Patreon Crew SonicLover July 3, 2011 4:24 PM

I've played both games from beginning to end. Interesting experience, albeit unusually linear. And the puzzles aren't THAT bad if you ask me.

Reply

If the pipe flipping puzzle is the moment I'm thinking of, it was the best moment from the first game. I'd say the "silly complication" more than paid off for having to do the puzzle twice.

Reply
Anonymous July 3, 2011 5:35 PM

"What do you get when you combine the dark mystery of Twin Peaks with the absurdity of Deadly Premonition..."

I think what you get is "Twin Peaks".

Reply
Anonymous July 3, 2011 7:34 PM

I wouldn't call Puzzle Agent a Saturday cartoon, it's got some good terror stuff and as you can see it's rated yellow. I found these games great and am happy there was an ending.

Reply
wildflower12 July 4, 2011 5:14 AM

Awww, I never download the games, but I love Grickle and follow the animated shorts on Youtube. It's kind of cool he made a game.

Reply
richmcd July 4, 2011 1:17 PM

I've said something similar on the Telltale forums as well, but I just want to say I agree with Dora: the puzzles really are THAT bad.
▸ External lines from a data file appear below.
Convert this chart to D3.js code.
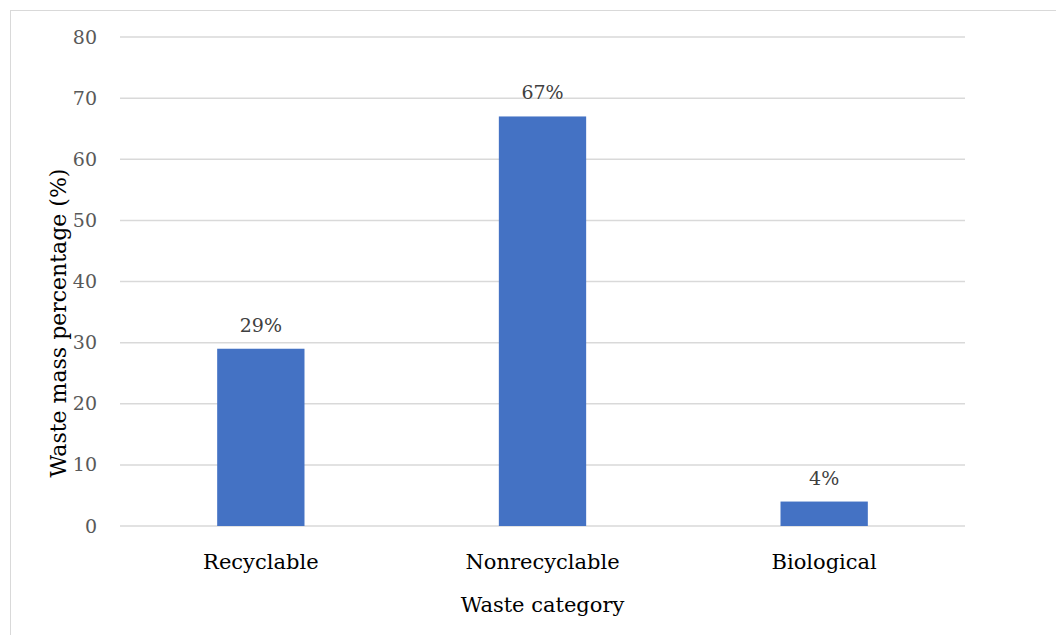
<!DOCTYPE html>
<html>
<head>
<meta charset="utf-8">
<script src="https://cdn.jsdelivr.net/npm/d3@7"></script>
<style>
  html, body { margin: 0; padding: 0; background: #fff; }
  svg text { font-family: "DejaVu Serif", "Liberation Serif", serif; }
</style>
</head>
<body>
<svg id="chart" width="1056" height="635"></svg>
<script>
// Waste composition by category (mass %)
const categories = ["Recyclable", "Nonrecyclable", "Biological"];
const values = [29, 67, 4];
const valueLabels = ["29%", "67%", "4%"];
const yTicks = [0, 10, 20, 30, 40, 50, 60, 70, 80];

const svg = d3.select("#chart");
const W = 1056, H = 635;
const plot = { left: 120, right: 965, top: 37, bottom: 526 };

// Chart-area frame (open on the right/bottom edges of the window)
svg.append("rect")
  .attr("x", 10.5).attr("y", 10.5)
  .attr("width", W + 10).attr("height", H + 10)
  .attr("fill", "#fff").attr("stroke", "#d9d9d9").attr("stroke-width", 1);

const x = d3.scaleBand()
  .domain(categories)
  .range([plot.left, plot.right])
  .paddingInner(0.69)
  .paddingOuter(0.345);

const y = d3.scaleLinear()
  .domain([0, 80])
  .range([plot.bottom, plot.top]);

// Horizontal gridlines
svg.append("g")
  .selectAll("line")
  .data(yTicks)
  .join("line")
  .attr("x1", plot.left).attr("x2", plot.right)
  .attr("y1", d => y(d)).attr("y2", d => y(d))
  .attr("stroke", "#d9d9d9").attr("stroke-width", 1.5);

// Y axis tick labels
const yAxis = d3.axisLeft(y).tickValues(yTicks).tickSize(0).tickPadding(0);
const yg = svg.append("g").attr("transform", `translate(${plot.left - 23},0)`).call(yAxis);
yg.select(".domain").remove();
yg.selectAll("text")
  .attr("fill", "#595959")
  .style("font-size", "19px")
  .style("font-family", '"DejaVu Serif", serif');

// Bars
svg.append("g")
  .selectAll("rect")
  .data(values)
  .join("rect")
  .attr("x", (d, i) => x(categories[i]))
  .attr("width", x.bandwidth())
  .attr("y", d => y(d))
  .attr("height", d => y(0) - y(d))
  .attr("fill", "#4472c4");

// Value labels above bars
svg.append("g")
  .selectAll("text")
  .data(values)
  .join("text")
  .attr("x", (d, i) => x(categories[i]) + x.bandwidth() / 2)
  .attr("y", d => y(d) - 17)
  .attr("text-anchor", "middle")
  .attr("fill", "#404040")
  .style("font-size", "19px")
  .text((d, i) => valueLabels[i]);

// X axis category labels
const xAxis = d3.axisBottom(x).tickSize(0).tickPadding(0);
const xg = svg.append("g").attr("transform", `translate(0,${plot.bottom + 43})`).call(xAxis);
xg.select(".domain").remove();
xg.selectAll("text")
  .attr("dy", 0)
  .attr("fill", "#000")
  .style("font-size", "21px")
  .style("font-family", '"DejaVu Serif", serif');

// Axis titles
svg.append("text")
  .attr("x", (plot.left + plot.right) / 2)
  .attr("y", 612)
  .attr("text-anchor", "middle")
  .attr("fill", "#000")
  .style("font-size", "21px")
  .text("Waste category");

svg.append("text")
  .attr("transform", `translate(66,323) rotate(-90)`)
  .attr("text-anchor", "middle")
  .attr("fill", "#000")
  .style("font-size", "22px")
  .text("Waste mass percentage (%)");
</script>
</body>
</html>
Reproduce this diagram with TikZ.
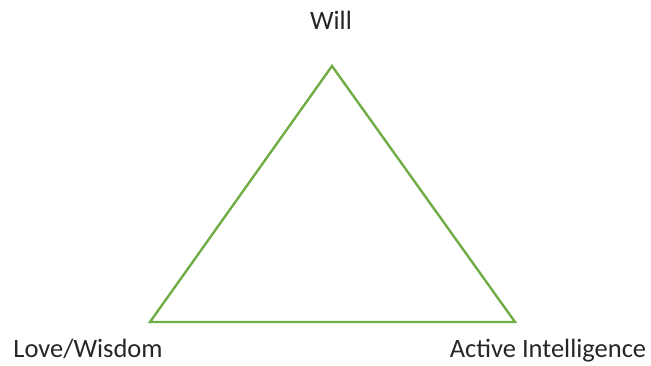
\documentclass[tikz,border=0pt]{standalone}
\usepackage{fontspec}
\setmainfont{Carlito}
\usepackage{tikz}
\usetikzlibrary{positioning}
\definecolor{officegreen}{HTML}{70AD47}

\begin{document}
\begin{tikzpicture}[
  x=1pt, y=-1pt,
  label/.style={anchor=base,inner sep=0pt,text=black!85,
                font=\fontsize{26.5}{32}\selectfont},
  edge/.style={draw=officegreen,line width=2.4pt,line join=miter}
]
\useasboundingbox (0,0) rectangle (651,365);
% corners of the triangle
\coordinate (top)   at (332,66);
\coordinate (left)  at (150,322);
\coordinate (right) at (515,322);
\draw[edge] (top) -- (left) -- (right) -- cycle;
% labels
\node[label] (will) at (331,29)  {Will};
\node[label] (love) at (88,357)  {Love/Wisdom};
\node[label] (act)  at (548,357) {Active Intelligence};
\end{tikzpicture}
\end{document}
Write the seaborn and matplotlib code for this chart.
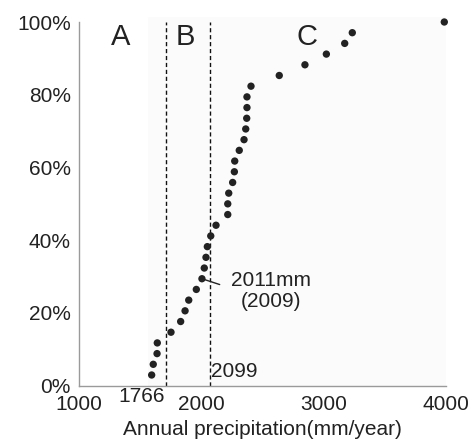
import matplotlib
matplotlib.use("Agg")
import matplotlib.pyplot as plt
from matplotlib.patches import Rectangle
from matplotlib.ticker import PercentFormatter
import numpy as np
import pandas as pd
import seaborn as sns

# annual precipitation (mm/year), sorted ascending
precip = [1594, 1607, 1638, 1640, 1752, 1831, 1867, 1897, 1959, 2005,
          2024, 2038, 2049, 2077, 2120, 2216, 2216, 2224, 2256, 2270,
          2273, 2310, 2349, 2363, 2371, 2373, 2373, 2406, 2637, 2847,
          3022, 3172, 3234, 3986]
# cumulative probability (rank / n)
rank = list(range(1, len(precip) + 1))
x_ticks = [1000, 2000, 3000, 4000]
y_ticks = [0, 0.2, 0.4, 0.6, 0.8, 1.0]
zone_lines = [1710, 2070]
zone_labels = ["1766", "2099"]
zone_names = ["A", "B", "C"]
zone_name_x = [1340, 1870, 2860]

df = pd.DataFrame({"precip": precip, "cum": np.array(rank) / len(precip)})

sns.set_theme(style="white")
plt.rcParams["font.family"] = ["Liberation Sans", "DejaVu Sans"]

fig = plt.figure(figsize=(4.75, 4.48), dpi=100)
ax = fig.add_axes([79 / 475, (448 - 385.7) / 448, (446 - 79) / 475, (385.7 - 22) / 448])

# faint shaded panel behind the data
ax.add_patch(Rectangle((1565, 0), 2435, 1.014, facecolor="#fbfbfb",
                       edgecolor="none", zorder=0, clip_on=False))

sns.scatterplot(data=df, x="precip", y="cum", ax=ax, color="#222222",
                s=28, edgecolor="none", zorder=3, clip_on=False)

for xv in zone_lines:
    ax.axvline(xv, color="#111111", lw=1.0, ls=(0, (3, 2)), zorder=2)

ax.set_xlim(1000, 4000)
ax.set_ylim(0, 1)
ax.set_xticks(x_ticks)
ax.set_yticks(y_ticks)
ax.yaxis.set_major_formatter(PercentFormatter(1.0, decimals=0))

for side in ["top", "right"]:
    ax.spines[side].set_visible(False)
for side in ["left", "bottom"]:
    ax.spines[side].set_color("#9a9a9a")
    ax.spines[side].set_linewidth(1.0)
ax.tick_params(axis="both", which="major", direction="out", length=5, width=1,
               color="#9a9a9a", labelsize=15, labelcolor="#222222", pad=1)
ax.tick_params(axis="x", pad=2)

ax.set_xlabel("Annual precipitation(mm/year)", fontsize=15, color="#222222", labelpad=4)
ax.set_ylabel("")

# zone letters
for name, xv in zip(zone_names, zone_name_x):
    ax.text(xv, 0.96, name, fontsize=21, color="#222222", ha="center", va="center")

# threshold labels
ax.text(1710 - 8, -0.03, zone_labels[0], fontsize=15, color="#222222",
        ha="right", va="center", clip_on=False)
ax.text(2070 + 8, 0.04, zone_labels[1], fontsize=15, color="#222222",
        ha="left", va="center")

# annotation for the 2009 value
ax.annotate("2011mm\n(2009)", xy=(df.precip[9], df.cum[9]),
            xytext=(2570, 0.26), fontsize=15, color="#222222",
            ha="center", va="center", linespacing=1.1)
ax.plot([df.precip[9], 2150], [df.cum[9], df.cum[9] - 0.016],
        color="#222222", lw=1, zorder=2)

fig.savefig("out.png", dpi=100)
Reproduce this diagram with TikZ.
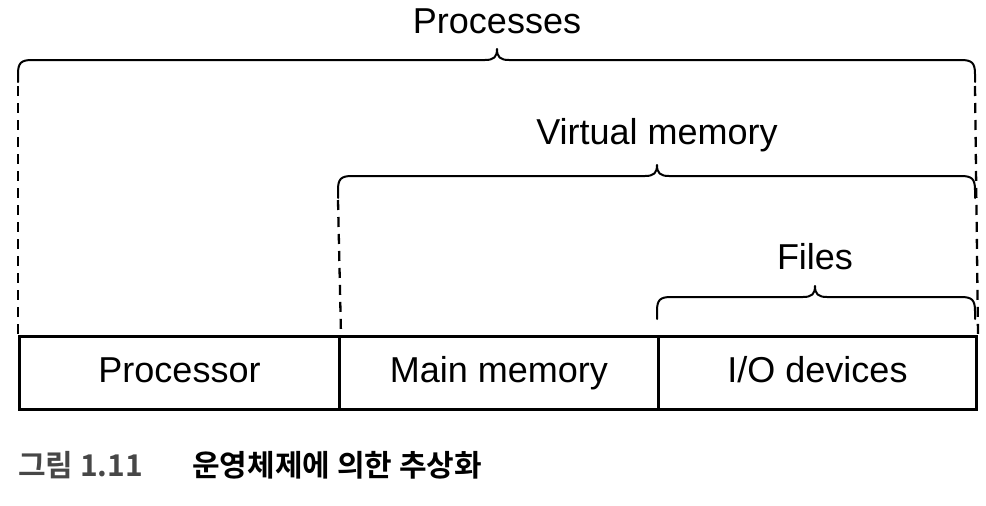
\documentclass[tikz,border=0pt]{standalone}
\usepackage{fontspec}
\setmainfont{Liberation Sans}
\newfontfamily\cjk{Noto Sans CJK KR}[BoldFont={* Bold}]
\begin{document}
\begin{tikzpicture}[x=1pt,y=-1pt,
  bracestyle/.style={line width=2pt, line cap=round, line join=round},
  dashstyle/.style={line width=2.3pt, dash pattern=on 10pt off 7pt},
  cell/.style={draw, line width=3pt, minimum height=73pt, inner sep=0pt, text height=26pt, text depth=7pt, font=\fontsize{36}{40}\selectfont},
  lbl/.style={inner sep=0pt, font=\fontsize{36}{40}\selectfont}]
\useasboundingbox (0,0) rectangle (986,506);
\newcommand\bracepath[4]{%
  \draw[bracestyle] ({#1},{#4+22}) -- ({#1},{#4+14}) .. controls ({#1},{#4+3}) and ({#1+3},{#4}) .. ({#1+14},{#4})
    -- ({#2-12},{#4}) .. controls ({#2-3},{#4}) and ({#2},{#4-3}) .. ({#2},{#4-11})
    .. controls ({#2},{#4-3}) and ({#2+3},{#4}) .. ({#2+12},{#4})
    -- ({#3-14},{#4}) .. controls ({#3-3},{#4}) and ({#3},{#4+3}) .. ({#3},{#4+14}) -- ({#3},{#4+22});}
% boxes
\node[cell, minimum width=320pt, anchor=north west] (proc) at (18,335) {Processor};
\node[cell, minimum width=319pt, anchor=north west] (mem) at (338,335) {Main memory};
\node[cell, minimum width=318pt, anchor=north west] (io) at (657,335) {I/O devices};
% braces
\bracepath{18}{497}{975}{60}
\bracepath{338}{657}{975}{176}
\bracepath{657}{815}{975}{297}
\coordinate (pl) at (18,86);
\coordinate (pr) at (975,86);
\coordinate (vl) at (338,200);
\draw[dashstyle] (pl) -- (proc.north west);
\draw[dashstyle] (pr) -- (io.north east);
\draw[dashstyle] (vl) -- (proc.north east);
% labels
\node[lbl] (tp) at (497,21) {Processes};
\node[lbl] (tv) at (657,135) {Virtual memory};
\node[lbl] (tf) at (815,257) {Files};
% caption
\node[inner sep=0pt, anchor=west, text=black!72, font=\cjk\bfseries\fontsize{30}{34}\selectfont] (fig) at (18,465) {그림 1.11};
\node[inner sep=0pt, anchor=west, font=\cjk\bfseries\fontsize{30}{34}\selectfont] (cap) at (192,465) {운영체제에 의한 추상화};
\end{tikzpicture}
\end{document}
It just seems like they put in an astonishing lack of effort. There are four people listed as puzzle designers for the second game and only 33 puzzles, all of them trivial, recycled or dull. It hardly seems like they put in more than a day's work.

I know they're not really comparable except in the vaguest terms, but the LETTERS IN BOXES puzzles you've been running have shown a far higher degree of ingenuity and craftsmanship than the ones in this game. It felt like someone at Jayisgames actually WANTED to create a fun puzzle, whereas in Puzzle Agent, as Dora said, it seems like they felt obliged to put some puzzles in because of the title, so grudgingly threw some together.

Reply
mr1black July 4, 2011 4:15 PM

I like this sort of puzzle meets adventure type games (Prof. Layton being most prominent member). It's a real shame if the puzzles are so predictive as all of you describe! But that's where good story, characters, dialoges, and/or graphic come to play, and first part of PA delivered solid on that points. Looking forward to this part!